A number of family members of the victims on Tuesday shared memories of fathers and grandfathers who served in World War II, Korea and Vietnam before returning to the West Virginia hollers to raise families and work at good-paying blue-collar jobs before retirement.

"I want to talk about your first victim," Robert Edge Jr, appearing on video, told Mays, describing his father, Navy veteran Robert Edge Sr, 82, as a "kind and gentle man" who could "build anything" and was never without work after he returned from the Korean War.

"You have deprived nine grandkids and 13 great-grandkids of ever knowing that love," Edge said.

Amanda Edgell, whose father-in-law, Archie, died at Mays's hands, recalled that she talked to Mays "for hours" while Archie, who had vascular dementia, was a patient on the medical surgical ward.

Mays told the family he had been combative while in restraints, Edgell said, adding: "I feel such guilt that I didn't know what was happening."

Investigators described a complicated, circumstantial case that required them to piece together what happened through interviews, documents and disinterments. At the time Mays was working in the facility, the hospital ward did not have cameras in common areas, including the supply room where insulin was kept.

The hospital failed in other basic ways that have only begun to be addressed, the watchdog report released on Tuesday found.

No background check was conducted when Mays was hired from a local prison, where she had been the subject of several allegations that she used excessive force on prisoners, investigators found. The hospital did not call references or look at personnel records.

The hospital also failed to do a required security check before giving Mays the secretary's award for nursing assistant of the year in 2017, which came with a $500 bonus. The employee tasked with conducting the check wrongly stated that it had been favourably completed.

Medication carts and supply rooms were left unlocked and unattended, the report said. The hospital pharmacy did not use the proper system to track its stock of drugs, leading the staff to miss the use of an "extraordinary amount" of a drug used to counteract insulin.

The hospital also failed to do testing to identify the cause of the hypoglycemia deaths, which are rare in patients who are not receiving medication for diabetes. When testing was done on one patient, clinicians ordered the wrong test, the report found.

The insulin deaths were not reported to the hospital's patient safety department, whose job it is to investigate abnormal patterns. The patient safety manager never trained the staff to identify what "adverse" events should be reported. Tools that track patterns in mortality, basic at any hospital, were not used.

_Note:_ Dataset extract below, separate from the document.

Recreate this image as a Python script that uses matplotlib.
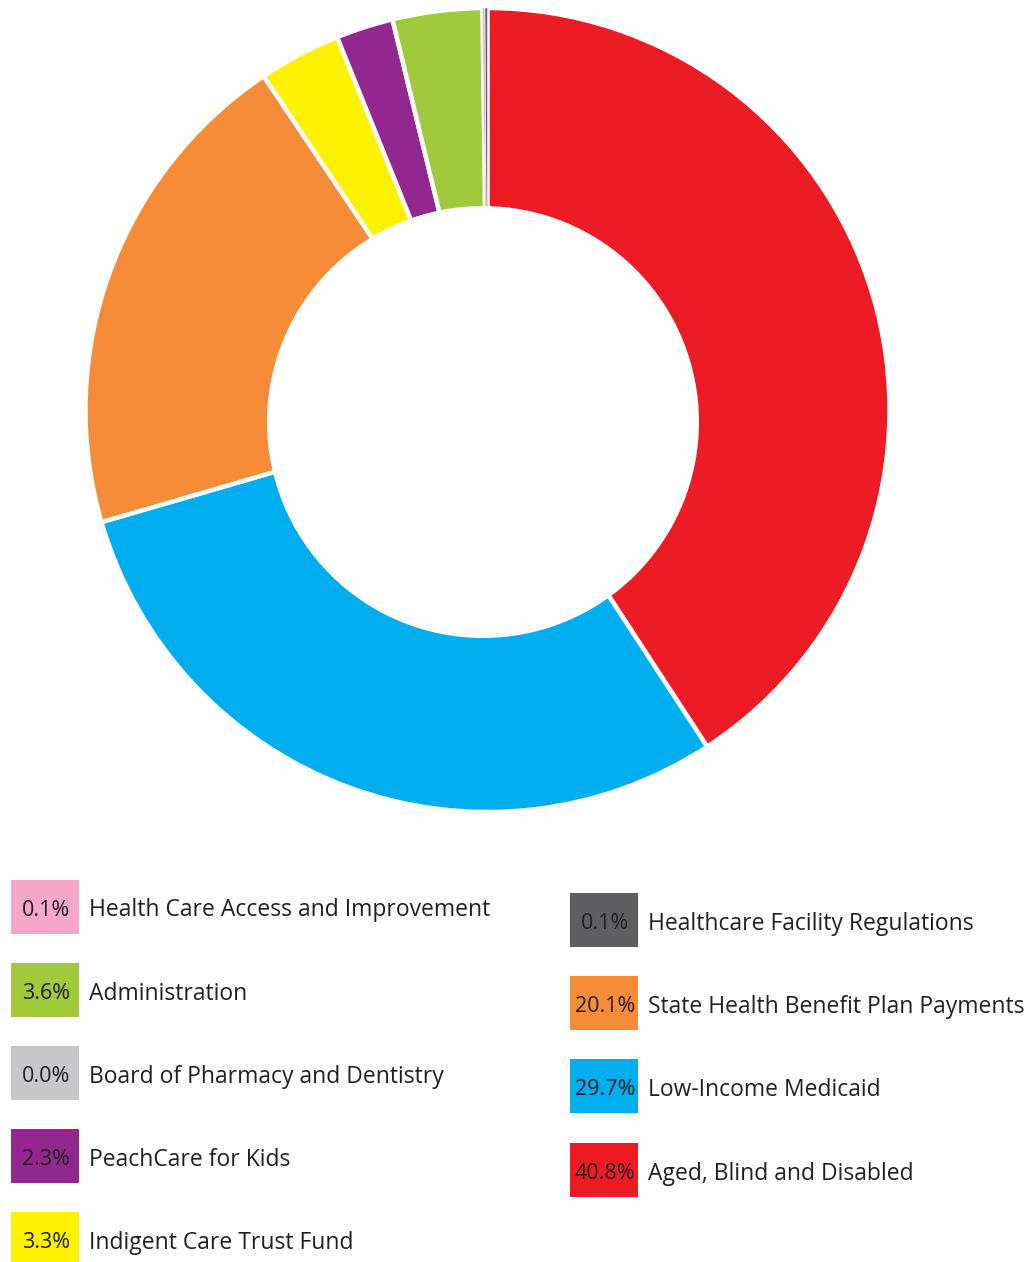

"The facility did not consistently promote a culture that prioritized patient safety as expected of a high reliability organization," the report concluded, describing failures of leaders at multiple levels and in "virtually all the critical functions and areas required to promote patient safety."

The result was a combination of clinical and administrative failures that laid the groundwork for Mays "to commit these criminal acts and for them to go undetected for so long," investigators found.

VA noted in a statement that the inspector general's report focused on events that occurred between July 2017 and June 2018, and said the agency has "put in place safeguards to enhance patient safety, including medical chart audits, checks and balances within pharmacy quality assurance processes and quality management reviews."

All of the inspector general's recommendations will be implemented by the medical center by March 2022, it said.